The form emails are form emails.  Enough said, we’ve gotten enough crap like that over the years.  Might have well just gone to my spam box.

This is what really angers me.  I’ve been an active member of PASS for 4 years, presenting at SQL Saturdays, spending money out of my own pocket to attend Summit, helping run the Denver users group, and ultimately trying to show people why they need to be in on this.  I’ve been busting tail on behalf of this organization for a while now and it sure as hell feels like I’m being told to “shut up and sit at the back of the bus.”

What also rubs me raw is that we’ve also had a dust-up over the re-branding of PASS to be a more inclusive data organization.  Lets set aside that debate for another time, but right before the vote opened, we had this post on the SQLPass.org blog on how we need to have a bigger umbrella.  Great!  Sure!  On the heels of this we then have an event where many folks (not just me), who have been serving PASS for years, get essentially shoved out from under the umbrella due to a technicality.  I’m pretty sure this wasn’t the intended message, but timing is everything and this one was pretty poor.

No, I don’t think any of this was intentional.  No, I’m not looking for a grand conspiracy to disenfranchise folks.  This was an accident, one that I believe came from poor planning and execution.  Like any mistake, however, the way you recover from it defines you and I’ve got a dim view of how this is being handled post-mistake.  The party line is “Can’t do anything, our hands are tied.”  That’s a line I just can’t swallow, considering the number of long shifts and incident meetings I’ve had to participate in to fix business mistakes.  The right thing can always be done, it takes the will and desire to see that it happens.

TL;DR

I’m calling on PASS to do the right thing.  I’m asking the Board to represent the community that they stand for.  For the third time this year, we the community are calling for transparency and accountability from our organization (The other two?  Rebranding and Speaker/Precon selection for Summit 2014).  If we can’t fix this, we need to know some details around why (disparity of systems why that was chosen, why we are unable to pull additional active voters into the mix, etc.).
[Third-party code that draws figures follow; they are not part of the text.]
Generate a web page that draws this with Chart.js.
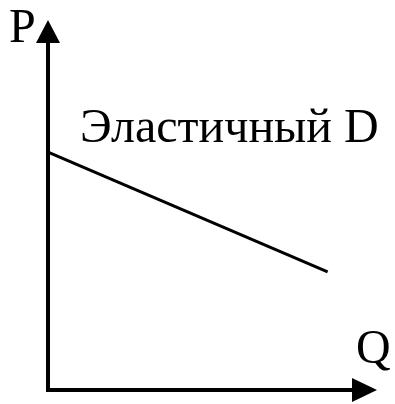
<!DOCTYPE html>
<html>
<head>
<meta charset="utf-8">
<script src="https://cdn.jsdelivr.net/npm/chart.js@4"></script>
<style>
  html, body { margin: 0; padding: 0; background: #fff; }
  #wrap { width: 395px; height: 404px; }
</style>
</head>
<body>
<div id="wrap"><canvas id="chart"></canvas></div>
<script>
// Elastic demand curve: Q on x, P on y
const quantity = [0, 8.5];
const price = [6.43, 3.19];
const axisMax = 10;
const curveLabel = 'Эластичный D';
const xAxisLabel = 'Q';
const yAxisLabel = 'P';

// axes with arrowheads + labels
const axesPlugin = {
  id: 'arrowAxes',
  beforeDatasetsDraw(chart) {
    const { ctx, scales: { x, y } } = chart;
    const x0 = x.getPixelForValue(0), xEnd = x.getPixelForValue(axisMax);
    const y0 = y.getPixelForValue(0), yEnd = y.getPixelForValue(axisMax);
    ctx.save();
    ctx.strokeStyle = '#000';
    ctx.fillStyle = '#000';
    ctx.lineWidth = 4;
    ctx.beginPath();
    ctx.moveTo(x0, yEnd + 20);
    ctx.lineTo(x0, y0);
    ctx.lineTo(xEnd - 22, y0);
    ctx.stroke();
    // arrowheads
    ctx.beginPath();
    ctx.moveTo(x0, yEnd);
    ctx.lineTo(x0 - 12, yEnd + 23);
    ctx.lineTo(x0 + 12, yEnd + 23);
    ctx.closePath();
    ctx.fill();
    ctx.beginPath();
    ctx.moveTo(xEnd, y0);
    ctx.lineTo(xEnd - 25, y0 - 12);
    ctx.lineTo(xEnd - 25, y0 + 12);
    ctx.closePath();
    ctx.fill();

    ctx.font = '48px "Liberation Serif", "Times New Roman", serif';
    ctx.textBaseline = 'alphabetic';
    ctx.fillText(yAxisLabel, 9, 42);
    ctx.fillText(xAxisLabel, 356, 363);
    ctx.fillText(curveLabel, 80, 142);
    ctx.restore();
  }
};

new Chart(document.getElementById('chart'), {
  type: 'scatter',
  data: {
    datasets: [{
      data: quantity.map((q, i) => ({ x: q, y: price[i] })),
      showLine: true,
      borderColor: '#000',
      borderWidth: 3,
      pointRadius: 0,
      fill: false
    }]
  },
  options: {
    responsive: true,
    maintainAspectRatio: false,
    animation: false,
    layout: { padding: { left: 48, top: 20, right: 18, bottom: 14 } },
    plugins: { legend: { display: false }, tooltip: { enabled: false } },
    scales: {
      x: { display: false, min: 0, max: axisMax },
      y: { display: false, min: 0, max: axisMax }
    }
  },
  plugins: [axesPlugin]
});
</script>
</body>
</html>
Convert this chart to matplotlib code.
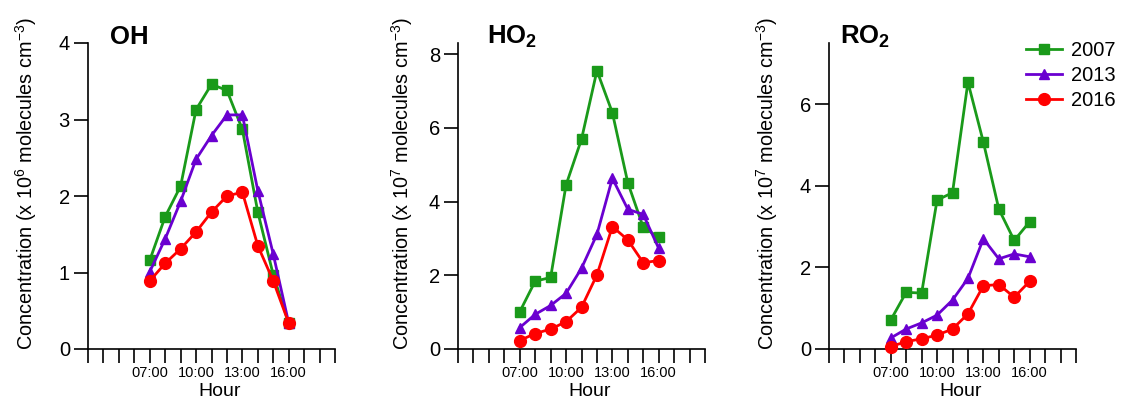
import matplotlib
matplotlib.use("Agg")
import matplotlib.pyplot as plt

plt.rcParams['font.family'] = ['Liberation Sans', 'DejaVu Sans']
plt.rcParams['mathtext.fontset'] = 'custom'
plt.rcParams['mathtext.rm'] = 'Liberation Sans'
plt.rcParams['mathtext.it'] = 'Liberation Sans:italic'
plt.rcParams['mathtext.bf'] = 'Liberation Sans:bold'

hours = [7, 8, 9, 10, 11, 12, 13, 14, 15, 16]
years = ['2007', '2013', '2016']

oh_2007 = [1.16, 1.73, 2.13, 3.13, 3.46, 3.38, 2.87, 1.79, 0.97, 0.34]
oh_2013 = [1.01, 1.44, 1.93, 2.48, 2.79, 3.06, 3.06, 2.07, 1.24, 0.34]
oh_2016 = [0.89, 1.12, 1.31, 1.53, 1.79, 2.00, 2.05, 1.35, 0.89, 0.34]

ho2_2007 = [1.01, 1.84, 1.94, 4.45, 5.69, 7.55, 6.41, 4.51, 3.30, 3.03]
ho2_2013 = [0.58, 0.94, 1.18, 1.51, 2.19, 3.11, 4.63, 3.79, 3.65, 2.73]
ho2_2016 = [0.23, 0.42, 0.54, 0.74, 1.13, 2.01, 3.32, 2.96, 2.34, 2.40]

ro2_2007 = [0.71, 1.39, 1.37, 3.65, 3.83, 6.54, 5.07, 3.43, 2.66, 3.12]
ro2_2013 = [0.27, 0.49, 0.64, 0.83, 1.20, 1.73, 2.70, 2.21, 2.33, 2.26]
ro2_2016 = [0.06, 0.18, 0.25, 0.34, 0.49, 0.86, 1.55, 1.58, 1.27, 1.66]

xtick_hours = list(range(3, 20))
xtick_labels = {7: '07:00', 10: '10:00', 13: '13:00', 16: '16:00'}

colors = ['#1a9a1a', '#6a00d0', '#ff0000']
markers = ['s', '^', 'o']
msizes = [7.5, 7.5, 8.5]

W, H = 1124, 399
fig = plt.figure(figsize=(W / 100, H / 100), dpi=100)

panels = [
    dict(left=88, title='OH', series=[oh_2007, oh_2013, oh_2016], ylim=(0, 4.0),
         yticks=[0, 1, 2, 3, 4], exp='6', tx=0.089, lx=-0.198),
    dict(left=458, title='HO$_\\mathbf{2}$', series=[ho2_2007, ho2_2013, ho2_2016], ylim=(0, 8.3),
         yticks=[0, 2, 4, 6, 8], exp='7', tx=0.117, lx=-0.174),
    dict(left=829, title='RO$_\\mathbf{2}$', series=[ro2_2007, ro2_2013, ro2_2016], ylim=(0, 7.5),
         yticks=[0, 2, 4, 6], exp='7', tx=0.045, lx=-0.199),
]

top, bottom = 43, 349
width = 247
axes = []
for p in panels:
    ax = fig.add_axes([p['left'] / W, (H - bottom) / H, width / W, (bottom - top) / H])
    axes.append(ax)
    for s, c, m, ms, yr in zip(p['series'], colors, markers, msizes, years):
        ax.plot(hours, s, color=c, marker=m, markersize=ms, linewidth=2.0, label=yr,
                clip_on=False, zorder=3)
    ax.set_xlim(3, 19)
    ax.set_ylim(*p['ylim'])
    ax.set_yticks(p['yticks'])
    ax.set_xticks(xtick_hours)
    ax.set_xticklabels([xtick_labels.get(h, '') for h in xtick_hours], fontsize=10.5)
    for sp in ['top', 'right']:
        ax.spines[sp].set_visible(False)
    for sp in ['left', 'bottom']:
        ax.spines[sp].set_linewidth(1.2)
    ax.tick_params(axis='y', direction='out', length=10, width=1.2, labelsize=14.5, pad=3)
    ax.tick_params(axis='x', direction='out', length=10, width=1.2, labelsize=10.5, pad=2)
    ax.set_ylabel('Concentration (x 10$^{%s}$ molecules cm$^{-3}$)' % p['exp'], fontsize=14.3)
    ax.yaxis.set_label_coords(p['lx'], 0.542)
    ax.set_xlabel('Hour', fontsize=14)
    ax.xaxis.set_label_coords(0.534, -0.112)
    ax.text(p['tx'], 1.02, p['title'], transform=ax.transAxes, fontsize=18.5,
            fontweight='bold', ha='left', va='center')

leg = axes[2].legend(loc='upper left', bbox_to_anchor=(1026 / W, (H - 41) / H),
                     bbox_transform=fig.transFigure, frameon=False, fontsize=14.5,
                     handlelength=1.8, handletextpad=0.45, labelspacing=0.3, borderpad=0,
                     borderaxespad=0)

fig.savefig('out.png', dpi=100)
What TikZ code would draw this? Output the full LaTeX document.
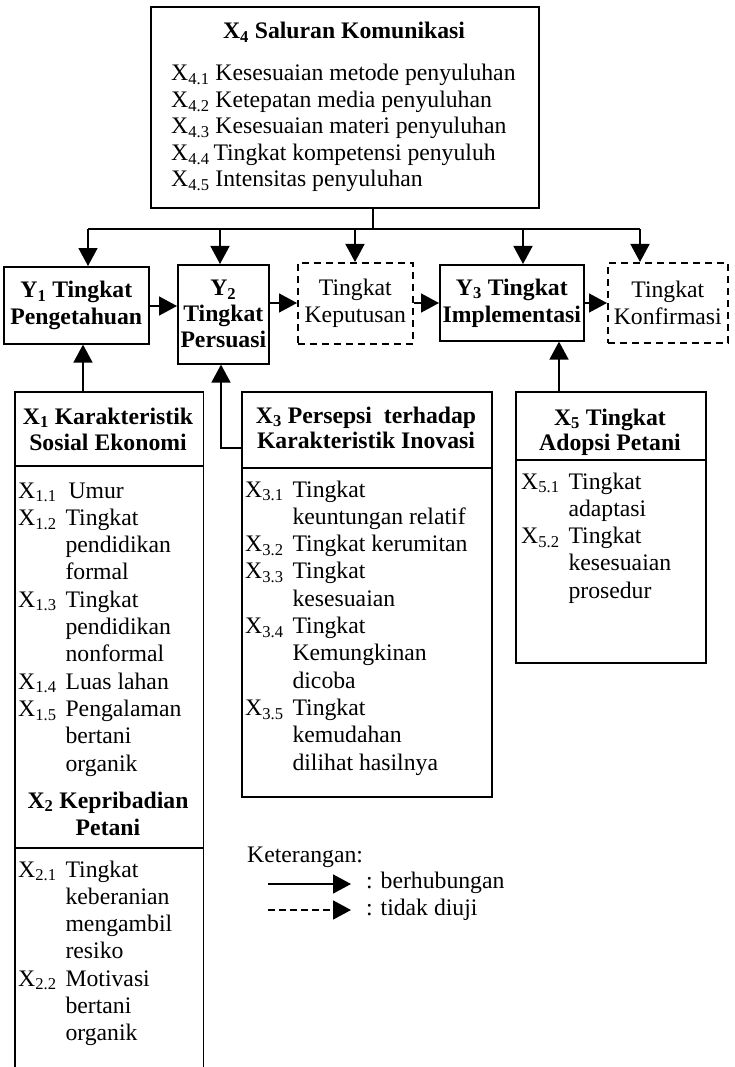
\documentclass[tikz,border=0pt]{standalone}
\usepackage{fontspec}
\setmainfont{Liberation Serif}
\usetikzlibrary{arrows.meta}
\newcommand{\ttab}[1]{\begin{tabular}[t]{@{}c@{}}#1\end{tabular}}
\newcommand{\itab}[1]{\begin{tabular}[t]{@{}l@{\hspace{9pt}}l@{}}#1\end{tabular}}
\begin{document}
\begin{tikzpicture}[x=1pt,y=-1pt,
  font=\fontsize{23.7}{27.3}\selectfont,
  box/.style={draw,line width=1.6pt,rectangle,inner sep=0pt,anchor=north west},
  dbox/.style={box,dash pattern=on 7pt off 5pt},
  lbl/.style={inner sep=0pt,anchor=base west},
  ttl/.style={inner sep=0pt,anchor=base,font=\fontsize{23.7}{26.5}\selectfont\bfseries},
  ybold/.style={align=center,font=\fontsize{23.7}{27}\selectfont\bfseries},
  ynorm/.style={align=center,font=\fontsize{23.7}{27}\selectfont},
  arr/.style={line width=1.6pt,-{Triangle[width=19pt,length=18pt]}},
  ln/.style={line width=1.6pt}
]
\useasboundingbox (0,0) rectangle (734,1067);

% ---------- top box X4 ----------
\node[box,minimum width=388pt,minimum height=201pt] (x4) at (150,6) {};
\node[ttl] (x4t) at (344,39) {X\textsubscript{4} Saluran Komunikasi};
\node[lbl,font=\fontsize{23.7}{26.5}\selectfont] (x4i) at (171,81) {\begin{tabular}[t]{@{}l@{}}
X\textsubscript{4.1} Kesesuaian metode penyuluhan\\
X\textsubscript{4.2} Ketepatan media penyuluhan\\
X\textsubscript{4.3} Kesesuaian materi penyuluhan\\
X\textsubscript{4.4}\,Tingkat kompetensi penyuluh\\
X\textsubscript{4.5} Intensitas penyuluhan
\end{tabular}};

% ---------- Y row ----------
\node[box,ybold,minimum width=145pt,minimum height=77pt] (y1) at (3,266) {Y\textsubscript{1} Tingkat\\Pengetahuan};
\node[box,ybold,minimum width=91pt,minimum height=99pt,font=\fontsize{23.7}{26}\selectfont\bfseries] (y2) at (177,264) {Y\textsubscript{2}\\Tingkat\\Persuasi};
\node[dbox,ynorm,minimum width=115pt,minimum height=81pt] (kep) at (297,262) {Tingkat\\Keputusan};
\node[box,ybold,minimum width=144pt,minimum height=76pt] (y3) at (439,264) {Y\textsubscript{3} Tingkat\\Implementasi};
\node[dbox,ynorm,minimum width=120pt,minimum height=80pt] (konf) at (607,262) {Tingkat\\Konfirmasi};

% ---------- bus from X4 ----------
\coordinate (j) at (373,229);
\coordinate (ta) at (88,229);
\coordinate (tb) at (220,229);
\coordinate (tc) at (355,229);
\coordinate (td) at (523,229);
\coordinate (te) at (640,229);
\draw[ln] (x4.south -| j) -- (j);
\draw[ln] (ta) -- (te);
\draw[arr] (ta) -- (ta |- y1.north);
\draw[arr] (tb) -- (tb |- y2.north);
\draw[arr] (tc) -- (tc |- kep.north);
\draw[arr] (td) -- (td |- y3.north);
\draw[arr] (te) -- (te |- konf.north);

% ---------- horizontal arrows ----------
\coordinate (hA) at (0,306);
\coordinate (hB) at (0,303);
\draw[arr] (y1.east |- hA) -- (y2.west |- hA);
\draw[arr] (y2.east |- hB) -- (kep.west |- hB);
\draw[arr] (kep.east |- hB) -- (y3.west |- hB);
\draw[arr] (y3.east |- hB) -- (konf.west |- hB);

% ---------- X1 / X2 box ----------
\node[inner sep=0pt,anchor=north west,minimum width=188pt,minimum height=675pt] (x1) at (15,392) {};
\draw[ln] (x1.south west) -- (x1.north west) -- (x1.north east) -- (x1.south east);
\coordinate (s1) at (0,466);
\coordinate (s2) at (0,848);
\draw[ln] (x1.west |- s1) -- (x1.east |- s1);
\draw[ln] (x1.west |- s2) -- (x1.east |- s2);
\node[ttl] (x1t) at (108,424) {\ttab{X\textsubscript{1} Karakteristik\\Sosial Ekonomi}};
\node[lbl] (x1i) at (18,498) {\itab{
X\textsubscript{1.1} & \hspace{3pt}Umur\\
X\textsubscript{1.2} & Tingkat\\
 & pendidikan\\
 & formal\\
X\textsubscript{1.3} & Tingkat\\
 & pendidikan\\
 & nonformal\\
X\textsubscript{1.4} & Luas lahan\\
X\textsubscript{1.5} & Pengalaman\\
 & bertani\\
 & organik}};
\node[ttl,font=\fontsize{23.7}{27}\selectfont\bfseries] (x2t) at (108,808) {\ttab{X\textsubscript{2} Kepribadian\\Petani}};
\node[lbl] (x2i) at (18,877) {\itab{
X\textsubscript{2.1} & Tingkat\\
 & keberanian\\
 & mengambil\\
 & resiko\\
X\textsubscript{2.2} & Motivasi\\
 & bertani\\
 & organik}};

% ---------- X3 box ----------
\node[box,minimum width=250pt,minimum height=405pt] (x3) at (241,391) {};
\coordinate (s3) at (0,468);
\draw[ln] (x3.west |- s3) -- (x3.east |- s3);
\node[ttl,font=\fontsize{23.7}{25.5}\selectfont\bfseries] (x3t) at (366,423) {\ttab{X\textsubscript{3} Persepsi\ \ terhadap\\Karakteristik Inovasi}};
\node[lbl] (x3i) at (245,497) {\itab{
X\textsubscript{3.1} & Tingkat\\
 & keuntungan relatif\\
X\textsubscript{3.2} & Tingkat kerumitan\\
X\textsubscript{3.3} & Tingkat\\
 & kesesuaian\\
X\textsubscript{3.4} & Tingkat\\
 & Kemungkinan\\
 & dicoba\\
X\textsubscript{3.5} & Tingkat\\
 & kemudahan\\
 & dilihat hasilnya}};

% ---------- X5 box ----------
\node[box,minimum width=190pt,minimum height=271pt] (x5) at (515,391) {};
\coordinate (s5) at (0,460);
\draw[ln] (x5.west |- s5) -- (x5.east |- s5);
\node[ttl,font=\fontsize{23.7}{25.5}\selectfont\bfseries] (x5t) at (610,425) {\ttab{X\textsubscript{5} Tingkat\\Adopsi Petani}};
\node[lbl] (x5i) at (521,489) {\itab{
X\textsubscript{5.1} & Tingkat\\
 & adaptasi\\
X\textsubscript{5.2} & Tingkat\\
 & kesesuaian\\
 & prosedur}};

% ---------- upward arrows ----------
\coordinate (vA) at (83,0);
\coordinate (vB) at (221,448);
\coordinate (vC) at (559,0);
\draw[arr] (x1.north -| vA) -- (y1.south -| vA);
\draw[arr] (x3.west |- vB) -- (vB) -- (y2.south -| vB);
\draw[arr] (x5.north -| vC) -- (y3.south -| vC);

% ---------- legend ----------
\node[lbl] (ket) at (247,862) {Keterangan:};
\coordinate (l1a) at (268,884);
\coordinate (l1b) at (351,884);
\coordinate (l2a) at (268,910);
\coordinate (l2b) at (351,910);
\draw[arr] (l1a) -- (l1b);
\draw[arr,dash pattern=on 7pt off 4pt] (l2a) -- (l2b);
\node[lbl] (l1t) at (366,888) {: berhubungan};
\node[lbl] (l2t) at (366,915) {: tidak diuji};
\end{tikzpicture}
\end{document}
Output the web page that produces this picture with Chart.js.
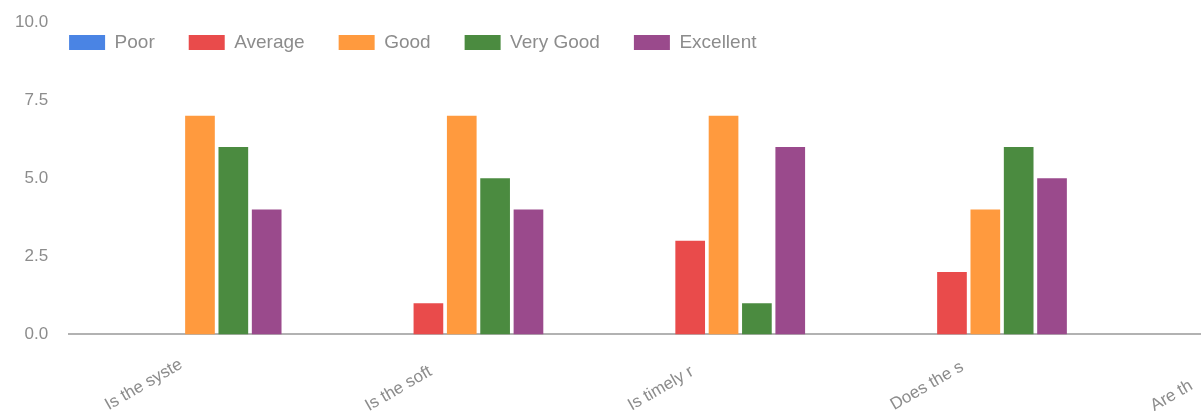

To the Board, this is not a personal attack on you.  I know most of you, you are good folks and I like you.  But mistakes are being made and your community needs you.

To everyone else, thanks for reading.  It’s a big wall of text, but one I felt I had to write.    Am I going to get my vote?  Probably not.  Am I giving up on PASS?  Not on your life.  I will continue to tell everyone I can that PASS is the most supportive and open tech community I’ve ever been a part of and will strive to make that so.  Don’t give up faith in the community because, no matter how it gets branded or who’s at the top, we’re the ones that make PASS special.  Connect, learn, and share with those in your office, city, state/province, and country to make PASS what you want it to be.